Another major task for Francis’ successor—one unforeseeable in 2013—is to determine what it means for synodality to be, as the synthesis document that Francis adopted into his own magisterium describes, a “constitutive dimension of the church.”
Francis often said that his approach to reform prioritized changing hearts and cultures before imposing structural changes. Likewise, his changes to the papacy were most notable in his pastoral approach rather than in consolidating reforms of its structures. But he would almost certainly say that our hearts and cultures need to continue changing in order to make any structural reform possible or worthwhile. He would ask us to continue giving ourselves to the culture of encounter.
“Despite his frailty and suffering towards the end, Pope Francis chose to follow this path of self-giving until the last day of his earthly life,” said Cardinal Giovanni Battista Re in his homily at Francis’ funeral. “He followed in the footsteps of his Lord, the Good Shepherd, who loved his sheep to the point of giving his life for them. And he did so with strength and serenity.”
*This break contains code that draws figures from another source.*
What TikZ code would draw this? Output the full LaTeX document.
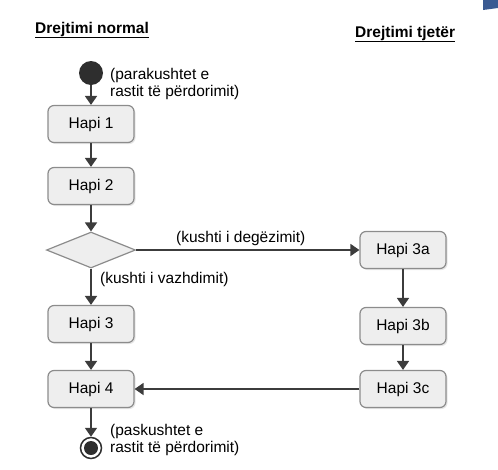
\documentclass[tikz,border=0pt]{standalone}
\usepackage{fontspec}
\setmainfont{Liberation Sans}
\usepackage{tikz}
\usetikzlibrary{arrows.meta}
\usetikzlibrary{shapes.geometric}
\usetikzlibrary{shadows}

\definecolor{relleno}{HTML}{EEEEEE}
\definecolor{borde}{HTML}{8C8C8C}
\definecolor{gris}{HTML}{3C3C3C}
\definecolor{negro}{HTML}{2E2E2E}
\definecolor{azul}{HTML}{3A5A92}

\begin{document}
\begin{tikzpicture}[x=1pt, y=-1pt, font=\fontsize{15.5}{16.5}\selectfont,
  paso/.style={draw=borde, fill=relleno, rounded corners=6pt, line width=1.2pt, minimum width=86pt, minimum height=37pt, drop shadow={shadow xshift=1.5pt, shadow yshift=-1.5pt, opacity=0.2}},
  flecha/.style={-{Triangle[length=9pt, width=12pt]}, line width=1.8pt, draw=gris},
  texto/.style={inner sep=0pt, align=left}]
  \useasboundingbox (0,0) rectangle (498,469);
  \fill [azul] (483,0) -- (498,0) -- (498,8) -- (483,10) -- cycle; % esquina azul
  \node [texto, anchor=base west] (normal) at (35,33) {\textbf{\underline{Drejtimi normal}}}; % titulo izquierda
  \node [texto, anchor=base west] (tjeter) at (355,37) {\textbf{\underline{Drejtimi tjetër}}}; % titulo derecha
  \node [circle, fill=negro, minimum size=24pt, inner sep=0pt] (inicio) at (91,73) {}; % inicio
  \node [paso] (hapi1) at (91,124) {Hapi 1};
  \node [paso] (hapi2) at (91,186) {Hapi 2};
  \node [diamond, draw=borde, fill=relleno, line width=1.2pt, minimum width=89pt, minimum height=36pt, inner sep=0pt] (rombo) at (91,250) {}; % decision
  \node [paso] (hapi3) at (91,324) {Hapi 3};
  \node [paso] (hapi4) at (91,389) {Hapi 4};
  \node [circle, draw=negro, line width=1.5pt, minimum size=21pt, inner sep=0pt] (fin) at (91,448) {}; % fin
  \fill [negro] (fin) circle (7); % punto del fin
  \node [paso] (hapi3a) at (403,250) {Hapi 3a};
  \node [paso] (hapi3b) at (403,326) {Hapi 3b};
  \node [paso] (hapi3c) at (403,389) {Hapi 3c};
  \node [texto, anchor=west] (pre) at (110,84) {(parakushtet e\\rastit të përdorimit)};
  \node [texto, anchor=base west] (degezimi) at (176,242) {(kushti i degëzimit)};
  \node [texto, anchor=base west] (vazhdimi) at (100,283) {(kushti i vazhdimit)};
  \node [texto, anchor=west] (pas) at (110,440) {(paskushtet e\\rastit të përdorimit)};
  % flechas
  \draw [flecha] (inicio) -- (hapi1);
  \draw [flecha] (hapi1) -- (hapi2);
  \draw [flecha] (hapi2) -- (rombo);
  \draw [flecha] (rombo) -- (hapi3);
  \draw [flecha] (hapi3) -- (hapi4);
  \draw [flecha] (hapi4) -- (fin);
  \draw [flecha] (rombo) -- (hapi3a);
  \draw [flecha] (hapi3a) -- (hapi3b);
  \draw [flecha] (hapi3b) -- (hapi3c);
  \draw [flecha] (hapi3c) -- (hapi4);
\end{tikzpicture}
\end{document}
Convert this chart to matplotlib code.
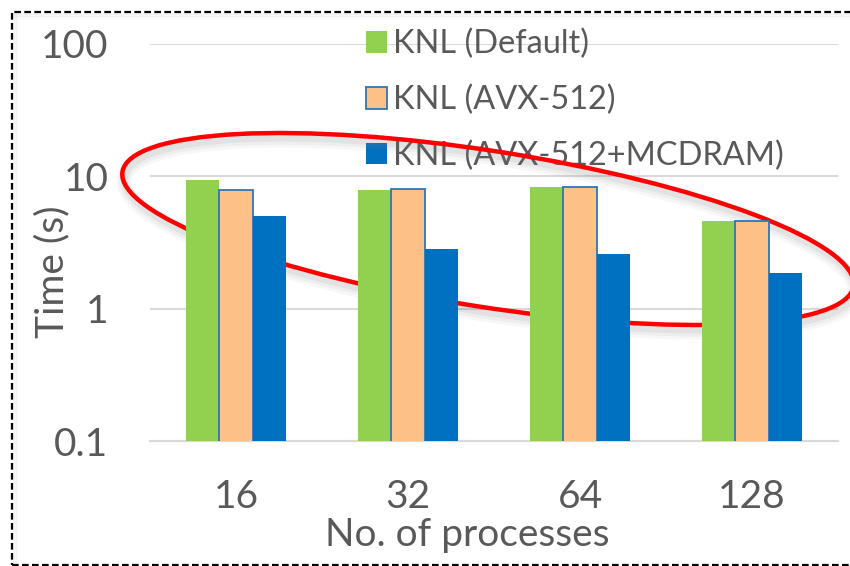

Francis chose to be entombed not in St. Peter’s, the traditional resting place of popes, but in the Basilica of St. Mary Major. The journey of his coffin, in the same white popemobile that he had ridden through St. Peter’s Square for the last time one week earlier, surrounded by his flock along the ancient papal route through Rome to that final resting place was perhaps the most poignant moment of his funeral. The final words of “In Paradisum,” the church’s traditional antiphon sung for the dead on the way to their final resting place, might offer the words that are the most fitting farewell to a man whose pastoral love we were graced to witness:
May choirs of angels receive you
and with Lazarus, once a poor man,
may you have eternal rest.
Grazie, Francesco. We are blessed to have walked with you.